As well as severely restricting critical media coverage, President Recep Tayyip Erdogan and the ruling Justice and Development Party (AKP) appear to be silencing investigative reporting by clamping down on coverage from Turkey’s southeast region. VICE reports that conflict between Turkish security forces and Kurdish sectarian groups has meant the government in Ankara is reluctant to arm and train Kurdish fighters in the US-led battle against Islamic State militants in the region, for fear they will align themselves with the PKK (designated as a terrorist organisation by Turkey).
The state has also stepped up its targeting of domestic media as general elections approach on 1 November. A police raid on the offices of Koza İpek Holdings in Ankara on 1 September was conducted by Turkey’s Financial Crime Investigation Board (MASAK). The raid targeted 23 companies owned by Koza İpek, a corporation linked to the government’s one-time ally Fethullah Gülen, for allegedly “giving financial support to the Fetullahist Terror Organization (FETÖ) and conducting its propaganda.” The head of the company denies the accusations, saying he and his companies were in no way involved in illegal acts.
The Turkish dailies Bugün and Millet, TV stations Bugün TV and Kanaltürk, and the website BGNNews.com are all subsidiaries of the İpek Media Group.
In a separate development, critical publication Sözcü today left its opinion columns blank in protest at the government’s “increasing pressure.”
“If Sözcü is silent, Turkey will be silent,” ran today’s headline, accusing President Recep Tayyip Erdoğan and the AKP of “increasing pressure over the past year on opposition newspapers.” Sözcü said it had faced 57 court cases and 67 criminal complaints over its news stories in the past year, while ten of its columnists had been sued for compensation in relation to 60 articles.
Opposition media believe the deliberate tactic is designed to intimidate and silence coverage unfavourable to the President and the ruling party.
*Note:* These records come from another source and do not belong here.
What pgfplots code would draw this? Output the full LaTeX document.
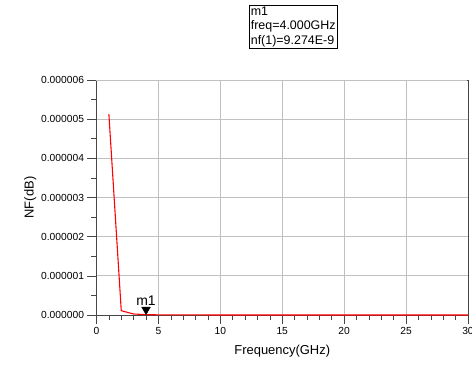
\documentclass[border=0pt]{standalone}
\usepackage{pgfplots}
\pgfplotsset{compat=1.18}
\usepackage{fontspec}
\setmainfont{Liberation Sans}
\definecolor{gridc}{RGB}{192,192,192}
\definecolor{axc}{RGB}{70,70,70}
\begin{document}
\begin{tikzpicture}
\useasboundingbox (-96.5bp,-54bp) rectangle (375.5bp,315bp);
\begin{axis}[
  at={(0,0)}, anchor=south west,
  scale only axis, width=371.5bp, height=235bp,
  xmin=0, xmax=30, ymin=0, ymax=6e-6,
  xtick={0,5,...,30},
  ytick={0,1e-6,2e-6,3e-6,4e-6,5e-6,6e-6},
  yticklabels={0.000000,0.000001,0.000002,0.000003,0.000004,0.000005,0.000006},
  scaled y ticks=false,
  minor x tick num=4, minor y tick num=1,
  tick align=outside, xtick pos=bottom, ytick pos=left,
  major tick length=9bp, minor tick length=5bp,
  every tick/.style={axc, line width=0.6pt},
  grid=major, major grid style={gridc, line width=0.8pt},
  axis line style={axc, line width=1pt},
  /pgf/number format/assume math mode=true,
  tick label style={font=\fontsize{10.3}{12}\selectfont},
  xlabel={Frequency(GHz)}, ylabel={NF(dB)},
  label style={font=\fontsize{13}{15}\selectfont},
  xlabel style={yshift=-3bp},
  ylabel style={yshift=-2bp},
  clip=false,
  after end axis/.code={
    \draw[gridc, line width=1pt] (rel axis cs:0,1) -- (rel axis cs:0.997,1);
  },
]
\addplot[red, line width=1.1pt] coordinates {
  (1,5.13e-6) (2,0.11e-6) (3,0.025e-6) (4,9.274e-9) (5,4e-9) (6,2.5e-9)
  (7,1.8e-9) (8,1.4e-9) (9,1.2e-9) (10,1e-9) (11,0.9e-9) (12,0.8e-9)
  (13,0.7e-9) (14,0.65e-9) (15,0.6e-9) (16,0.55e-9) (17,0.5e-9) (18,0.48e-9)
  (19,0.45e-9) (20,0.42e-9) (21,0.4e-9) (22,0.38e-9) (23,0.36e-9) (24,0.35e-9)
  (25,0.33e-9) (26,0.32e-9) (27,0.31e-9) (28,0.3e-9) (29,0.29e-9) (30,0.28e-9)
};
\addplot[black, only marks, mark=triangle*, mark size=5bp,
  mark options={yshift=5bp, rotate=180}] coordinates {(4,9.274e-9)};
\node[font=\fontsize{14}{16}\selectfont, anchor=base, inner sep=0pt] at (axis cs:4,0.25e-6) {m1};
\end{axis}
\node[draw=black, line width=0.7pt, anchor=north west, align=left, inner sep=1.5bp,
  font=\fontsize{12.5}{14.5}\selectfont] at (152.5bp,310bp)
  {m1\\freq=4.000GHz\\nf(1)=9.274E-9};
\end{tikzpicture}
\end{document}
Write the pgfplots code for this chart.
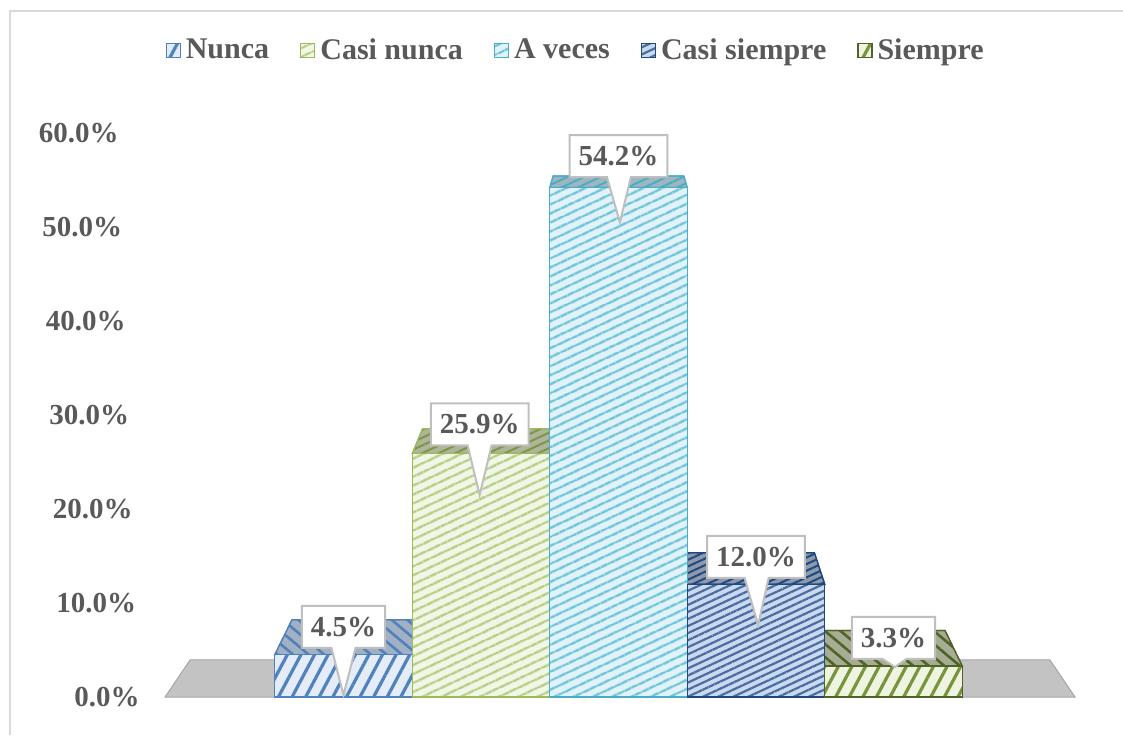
\documentclass[border=0pt]{standalone}
\usepackage{fontspec}
\setmainfont{Liberation Serif}
\usepackage{pgfplots}
\pgfplotsset{compat=1.18}
\usetikzlibrary{patterns.meta, shapes.callouts}

\definecolor{txt}{HTML}{595959}
\definecolor{framec}{HTML}{D9D9D9}
\definecolor{floorc}{HTML}{C3C3C3}
\definecolor{floord}{HTML}{A6A6A6}
% line colours
\definecolor{lA}{HTML}{4F81BD}
\definecolor{lB}{HTML}{9BBB59}
\definecolor{lC}{HTML}{4BACC6}
\definecolor{lD}{HTML}{1F497D}
\definecolor{lE}{HTML}{4F6228}
% stripe colours
\definecolor{sA}{HTML}{4F81BD}
\definecolor{sB}{HTML}{B5CE84}
\definecolor{sC}{HTML}{6CC3DA}
\definecolor{sD}{HTML}{4A6C9E}
\definecolor{sE}{HTML}{77933C}
% front backgrounds
\definecolor{bA}{HTML}{E4ECF7}
\definecolor{bB}{HTML}{F1F6E6}
\definecolor{bC}{HTML}{E1F3F8}
\definecolor{bD}{HTML}{C9DAF0}
\definecolor{bE}{HTML}{EEF4E0}
% top backgrounds
\definecolor{tA}{HTML}{A2B0C4}
\definecolor{tB}{HTML}{AEB59A}
\definecolor{tC}{HTML}{9FB6BE}
\definecolor{tD}{HTML}{8D9AAE}
\definecolor{tE}{HTML}{A7AD92}

\pgfplotsset{
  sqlegend/.style={legend image code/.code={\draw[##1,line width=0.6pt] (0pt,-3.5pt) rectangle (7pt,3.5pt);}},
  mybar/.style={ybar, bar width=1, bar shift=0pt, line width=0.7pt, sqlegend},
}
\tikzset{
  callbox/.style={rectangle callout, draw=black!25, line width=1pt, fill=white,
    font=\bfseries\fontsize{14.5}{16}\selectfont, text=txt,
    inner xsep=4.5pt, inner ysep=0pt, minimum height=21pt, callout pointer width=12pt},
}

\begin{document}
\begin{tikzpicture}[x=1pt,y=1pt]
\useasboundingbox (0,0) rectangle (561.5,367.5);
\draw[color=framec, line width=0.8pt] (5,0) -- (5,362) -- (561.5,362);
\begin{axis}[
  at={(68.625pt,19pt)}, anchor=south west,
  scale only axis, width=481.25pt, height=282pt,
  xmin=-1.5, xmax=5.5, ymin=0, ymax=60,
  axis line style={draw=none},
  xtick=\empty,
  ytick={0,10,...,60},
  yticklabels={0.0\%,10.0\%,20.0\%,30.0\%,40.0\%,50.0\%,60.0\%},
  major tick length=0pt,
  yticklabel style={anchor=east, inner sep=0pt, text=txt,
    font=\bfseries\fontsize{14.5}{16}\selectfont, xshift=1.4pt-\ticknum*1.75pt},
  clip=false,
  legend columns=5,
  legend style={at={(0.457,1.147)}, anchor=center, draw=none, fill=none,
    font=\bfseries\fontsize{15}{17}\selectfont, text=txt,
    /tikz/every even column/.append style={column sep=13pt},
    nodes={inner xsep=2.5pt}},
]
% floor
\addplot[fill=floorc, draw=floord, line width=0.5pt, forget plot]
  coordinates {(-1.298,0) (5.32,0) (5.138,3.94) (-1.116,3.94)} -- cycle;

% top faces
\addplot[fill=tA, draw=lA, line width=0.6pt, forget plot,
  postaction={pattern={Lines[angle=-40,distance=5pt,line width=1.3pt]}, pattern color=lA}]
  coordinates {(-0.5,4.5) (0.5,4.5) (0.575,8.21) (-0.375,8.21)} -- cycle;
\addplot[fill=tB, draw=lB, line width=0.6pt, forget plot,
  postaction={pattern={Lines[angle=25,distance=3.5pt,line width=1pt]}, pattern color=lB!80!black}]
  coordinates {(0.5,25.9) (1.5,25.9) (1.525,28.54) (0.575,28.54)} -- cycle;
\addplot[fill=tC, draw=lC, line width=0.6pt, forget plot,
  postaction={pattern={Lines[angle=25,distance=3.5pt,line width=1pt]}, pattern color=lC}]
  coordinates {(1.5,54.2) (2.5,54.2) (2.475,55.43) (1.525,55.43)} -- cycle;
\addplot[fill=tD, draw=lD, line width=0.6pt, forget plot,
  postaction={pattern={Lines[angle=25,distance=3pt,line width=1pt]}, pattern color=lD}]
  coordinates {(2.5,12.0) (3.5,12.0) (3.425,15.34) (2.475,15.34)} -- cycle;
\addplot[fill=tE, draw=lE, line width=0.6pt, forget plot,
  postaction={pattern={Lines[angle=-40,distance=5pt,line width=1.3pt]}, pattern color=lE}]
  coordinates {(3.5,3.3) (4.5,3.3) (4.375,7.07) (3.425,7.07)} -- cycle;

% front faces
\addplot[mybar, fill=bA, draw=lA,
  postaction={pattern={Lines[angle=62,distance=6pt,line width=1.6pt]}, pattern color=sA}]
  coordinates {(0,4.5)};
\addlegendentry{Nunca}
\addplot[mybar, fill=bB, draw=lB,
  postaction={pattern={Lines[angle=25,distance=4pt,line width=1.3pt]}, pattern color=sB}]
  coordinates {(1,25.9)};
\addlegendentry{Casi nunca}
\addplot[mybar, fill=bC, draw=lC,
  postaction={pattern={Lines[angle=25,distance=4pt,line width=1.3pt]}, pattern color=sC}]
  coordinates {(2,54.2)};
\addlegendentry{A veces}
\addplot[mybar, fill=bD, draw=lD,
  postaction={pattern={Lines[angle=25,distance=3.2pt,line width=1.1pt]}, pattern color=sD}]
  coordinates {(3,12.0)};
\addlegendentry{Casi siempre}
\addplot[mybar, fill=bE, draw=lE,
  postaction={pattern={Lines[angle=62,distance=6pt,line width=1.6pt]}, pattern color=sE}]
  coordinates {(4,3.3)};
\addlegendentry{Siempre}

% data labels (callouts)
\node[callbox, callout absolute pointer={(axis cs:0,0.2)}] at (axis cs:0,7.45) {4.5\%};
\node[callbox, callout absolute pointer={(axis cs:0.99,21.5)}] at (axis cs:0.99,29.0) {25.9\%};
\node[callbox, callout absolute pointer={(axis cs:2.01,50.5)}] at (axis cs:2.0,57.55) {54.2\%};
\node[callbox, callout absolute pointer={(axis cs:3.015,7.66)}] at (axis cs:3.0,14.9) {12.0\%};
\node[callbox, callout absolute pointer={(axis cs:4.01,3.19)}] at (axis cs:4.0,6.28) {3.3\%};
\end{axis}
\end{tikzpicture}
\end{document}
So far, no one in the government has refuted claims that the manoeuvres are politically motivated.
WAN-IFRA, the representative organisation of the world’s press, calls for the immediate release of Jake Hanrahan and Philip Pendlebury, and all journalists currently in jail in Turkey simply for doing their jobs. WAN-IFRA is closely monitoring the situation and reaffirms its position that the Turkish government should refrain from interfering with news media ahead of upcoming elections.